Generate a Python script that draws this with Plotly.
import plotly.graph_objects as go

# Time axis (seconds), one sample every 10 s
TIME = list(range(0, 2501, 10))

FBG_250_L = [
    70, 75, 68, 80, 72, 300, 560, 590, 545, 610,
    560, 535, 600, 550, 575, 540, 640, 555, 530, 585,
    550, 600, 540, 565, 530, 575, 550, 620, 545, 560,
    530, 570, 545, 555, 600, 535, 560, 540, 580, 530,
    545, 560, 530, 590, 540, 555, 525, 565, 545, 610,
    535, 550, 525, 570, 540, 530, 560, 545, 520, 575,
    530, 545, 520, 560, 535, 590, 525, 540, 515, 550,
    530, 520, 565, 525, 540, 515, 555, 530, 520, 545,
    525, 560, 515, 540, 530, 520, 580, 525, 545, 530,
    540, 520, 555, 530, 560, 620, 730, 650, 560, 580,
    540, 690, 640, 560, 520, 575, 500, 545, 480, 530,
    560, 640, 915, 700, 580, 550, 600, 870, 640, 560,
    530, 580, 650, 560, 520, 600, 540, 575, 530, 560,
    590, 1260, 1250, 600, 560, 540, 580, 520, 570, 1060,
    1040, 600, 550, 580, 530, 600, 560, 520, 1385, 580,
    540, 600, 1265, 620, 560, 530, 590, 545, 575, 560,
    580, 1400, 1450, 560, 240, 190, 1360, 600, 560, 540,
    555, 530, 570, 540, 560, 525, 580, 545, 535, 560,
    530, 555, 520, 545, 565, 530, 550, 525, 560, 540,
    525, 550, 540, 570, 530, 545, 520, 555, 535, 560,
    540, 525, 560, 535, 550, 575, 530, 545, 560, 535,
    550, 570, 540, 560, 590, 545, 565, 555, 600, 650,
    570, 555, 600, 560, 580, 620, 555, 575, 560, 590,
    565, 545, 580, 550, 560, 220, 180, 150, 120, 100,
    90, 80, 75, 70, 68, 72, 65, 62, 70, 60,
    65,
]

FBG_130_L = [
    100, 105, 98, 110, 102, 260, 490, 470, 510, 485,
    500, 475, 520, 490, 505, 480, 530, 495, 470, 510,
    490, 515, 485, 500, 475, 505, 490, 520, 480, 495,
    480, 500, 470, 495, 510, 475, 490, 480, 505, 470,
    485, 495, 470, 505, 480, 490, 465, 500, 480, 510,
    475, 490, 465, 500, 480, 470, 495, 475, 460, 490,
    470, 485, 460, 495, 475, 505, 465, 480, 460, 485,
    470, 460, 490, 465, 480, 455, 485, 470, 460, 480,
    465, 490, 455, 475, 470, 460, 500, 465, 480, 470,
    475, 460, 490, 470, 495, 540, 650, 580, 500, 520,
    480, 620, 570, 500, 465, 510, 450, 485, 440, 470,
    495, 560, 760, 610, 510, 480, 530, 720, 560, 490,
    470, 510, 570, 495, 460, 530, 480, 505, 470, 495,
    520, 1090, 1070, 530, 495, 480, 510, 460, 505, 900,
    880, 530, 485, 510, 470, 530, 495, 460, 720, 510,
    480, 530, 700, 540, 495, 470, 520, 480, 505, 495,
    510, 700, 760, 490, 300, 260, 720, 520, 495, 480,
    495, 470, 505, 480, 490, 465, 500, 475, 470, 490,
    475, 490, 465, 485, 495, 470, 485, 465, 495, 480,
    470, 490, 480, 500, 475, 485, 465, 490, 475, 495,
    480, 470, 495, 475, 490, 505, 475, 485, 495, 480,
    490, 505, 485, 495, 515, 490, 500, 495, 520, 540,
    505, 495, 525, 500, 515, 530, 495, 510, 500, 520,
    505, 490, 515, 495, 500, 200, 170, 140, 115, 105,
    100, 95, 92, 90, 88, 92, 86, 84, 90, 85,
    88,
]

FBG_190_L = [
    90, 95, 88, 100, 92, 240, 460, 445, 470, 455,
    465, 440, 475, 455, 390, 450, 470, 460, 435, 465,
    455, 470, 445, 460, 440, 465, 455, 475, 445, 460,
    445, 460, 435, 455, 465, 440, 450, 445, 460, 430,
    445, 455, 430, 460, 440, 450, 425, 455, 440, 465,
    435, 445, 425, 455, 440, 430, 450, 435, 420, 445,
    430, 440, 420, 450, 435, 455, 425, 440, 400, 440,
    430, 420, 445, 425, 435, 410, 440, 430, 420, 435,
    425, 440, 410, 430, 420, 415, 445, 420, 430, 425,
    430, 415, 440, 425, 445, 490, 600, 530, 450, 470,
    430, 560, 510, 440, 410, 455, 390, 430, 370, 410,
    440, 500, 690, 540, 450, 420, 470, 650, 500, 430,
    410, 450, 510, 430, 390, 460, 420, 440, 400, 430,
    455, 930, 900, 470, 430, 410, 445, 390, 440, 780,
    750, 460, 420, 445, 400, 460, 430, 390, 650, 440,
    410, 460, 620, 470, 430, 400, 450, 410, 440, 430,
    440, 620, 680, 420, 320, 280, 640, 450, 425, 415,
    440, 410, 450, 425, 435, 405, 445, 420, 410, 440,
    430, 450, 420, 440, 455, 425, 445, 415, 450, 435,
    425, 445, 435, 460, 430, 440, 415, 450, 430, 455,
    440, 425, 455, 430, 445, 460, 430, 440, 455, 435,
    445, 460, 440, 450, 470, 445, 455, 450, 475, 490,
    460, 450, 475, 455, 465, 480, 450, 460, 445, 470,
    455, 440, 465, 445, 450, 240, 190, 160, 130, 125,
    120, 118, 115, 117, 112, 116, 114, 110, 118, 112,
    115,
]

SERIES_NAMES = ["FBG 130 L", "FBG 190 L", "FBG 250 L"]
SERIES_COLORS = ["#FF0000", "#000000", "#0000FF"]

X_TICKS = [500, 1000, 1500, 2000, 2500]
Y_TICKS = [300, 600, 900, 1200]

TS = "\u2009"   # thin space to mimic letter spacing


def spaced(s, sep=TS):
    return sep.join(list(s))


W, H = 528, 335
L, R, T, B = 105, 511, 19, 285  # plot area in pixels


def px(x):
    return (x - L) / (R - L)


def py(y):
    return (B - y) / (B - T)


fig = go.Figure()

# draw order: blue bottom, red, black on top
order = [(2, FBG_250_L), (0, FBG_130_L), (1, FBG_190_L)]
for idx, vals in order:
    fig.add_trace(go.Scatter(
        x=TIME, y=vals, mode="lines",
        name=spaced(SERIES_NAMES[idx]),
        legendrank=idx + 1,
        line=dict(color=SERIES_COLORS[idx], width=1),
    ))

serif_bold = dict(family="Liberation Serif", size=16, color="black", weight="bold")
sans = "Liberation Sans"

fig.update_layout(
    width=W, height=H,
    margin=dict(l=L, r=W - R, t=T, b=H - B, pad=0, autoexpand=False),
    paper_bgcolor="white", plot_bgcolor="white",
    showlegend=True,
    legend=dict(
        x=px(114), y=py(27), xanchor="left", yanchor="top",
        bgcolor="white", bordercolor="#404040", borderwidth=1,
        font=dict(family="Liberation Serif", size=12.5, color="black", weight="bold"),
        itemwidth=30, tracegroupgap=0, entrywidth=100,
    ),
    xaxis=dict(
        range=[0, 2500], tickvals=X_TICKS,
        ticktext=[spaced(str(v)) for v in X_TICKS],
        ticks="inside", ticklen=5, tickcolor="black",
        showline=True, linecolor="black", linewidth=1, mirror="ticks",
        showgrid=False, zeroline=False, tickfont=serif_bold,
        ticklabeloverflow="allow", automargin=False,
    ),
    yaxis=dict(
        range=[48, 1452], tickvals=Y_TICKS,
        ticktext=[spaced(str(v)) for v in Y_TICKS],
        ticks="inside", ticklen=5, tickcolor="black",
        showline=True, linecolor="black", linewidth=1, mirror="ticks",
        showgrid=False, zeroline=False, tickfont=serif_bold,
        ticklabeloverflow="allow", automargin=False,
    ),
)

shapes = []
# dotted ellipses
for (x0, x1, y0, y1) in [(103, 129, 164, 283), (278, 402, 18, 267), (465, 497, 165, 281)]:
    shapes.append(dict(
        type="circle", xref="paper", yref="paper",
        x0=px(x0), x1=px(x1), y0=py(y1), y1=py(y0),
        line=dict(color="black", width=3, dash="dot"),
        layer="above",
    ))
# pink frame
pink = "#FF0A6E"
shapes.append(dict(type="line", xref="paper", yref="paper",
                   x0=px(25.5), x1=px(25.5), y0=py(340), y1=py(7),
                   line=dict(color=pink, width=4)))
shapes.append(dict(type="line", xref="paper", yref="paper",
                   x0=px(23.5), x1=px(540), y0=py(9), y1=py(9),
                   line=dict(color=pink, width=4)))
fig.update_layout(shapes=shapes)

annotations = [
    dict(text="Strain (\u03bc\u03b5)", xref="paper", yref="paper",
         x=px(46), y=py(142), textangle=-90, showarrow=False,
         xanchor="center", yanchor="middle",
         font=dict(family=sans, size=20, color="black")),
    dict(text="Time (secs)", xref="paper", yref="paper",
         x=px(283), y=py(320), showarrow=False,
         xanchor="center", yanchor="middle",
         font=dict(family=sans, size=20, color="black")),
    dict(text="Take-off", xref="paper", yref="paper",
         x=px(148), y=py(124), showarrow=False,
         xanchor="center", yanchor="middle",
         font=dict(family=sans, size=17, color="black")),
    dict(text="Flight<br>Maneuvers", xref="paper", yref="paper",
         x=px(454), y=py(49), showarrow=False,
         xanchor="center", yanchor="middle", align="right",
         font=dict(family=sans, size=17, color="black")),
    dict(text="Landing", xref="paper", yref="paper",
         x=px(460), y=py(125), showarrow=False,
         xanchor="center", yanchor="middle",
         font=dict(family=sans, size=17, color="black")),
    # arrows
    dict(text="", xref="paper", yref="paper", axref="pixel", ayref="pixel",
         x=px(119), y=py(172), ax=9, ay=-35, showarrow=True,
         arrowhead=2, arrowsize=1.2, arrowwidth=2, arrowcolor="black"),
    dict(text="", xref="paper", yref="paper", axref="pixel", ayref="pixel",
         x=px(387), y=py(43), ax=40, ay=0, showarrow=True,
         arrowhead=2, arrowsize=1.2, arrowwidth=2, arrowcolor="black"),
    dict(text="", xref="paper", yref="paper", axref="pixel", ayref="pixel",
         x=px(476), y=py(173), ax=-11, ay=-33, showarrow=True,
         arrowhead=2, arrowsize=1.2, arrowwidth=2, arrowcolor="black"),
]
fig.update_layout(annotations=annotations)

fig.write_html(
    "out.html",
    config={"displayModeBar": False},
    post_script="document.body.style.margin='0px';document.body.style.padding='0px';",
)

◆ STATED PROBLEM:
Word for word, reproduce the listing above from its start up to and including the line that has "TIME = list(range(0, 2501, 10))". Give only those lines.

◆ OUTPUT OF THE TASK:
Generate a Python script that draws this with Plotly.
import plotly.graph_objects as go

# Time axis (seconds), one sample every 10 s
TIME = list(range(0, 2501, 10))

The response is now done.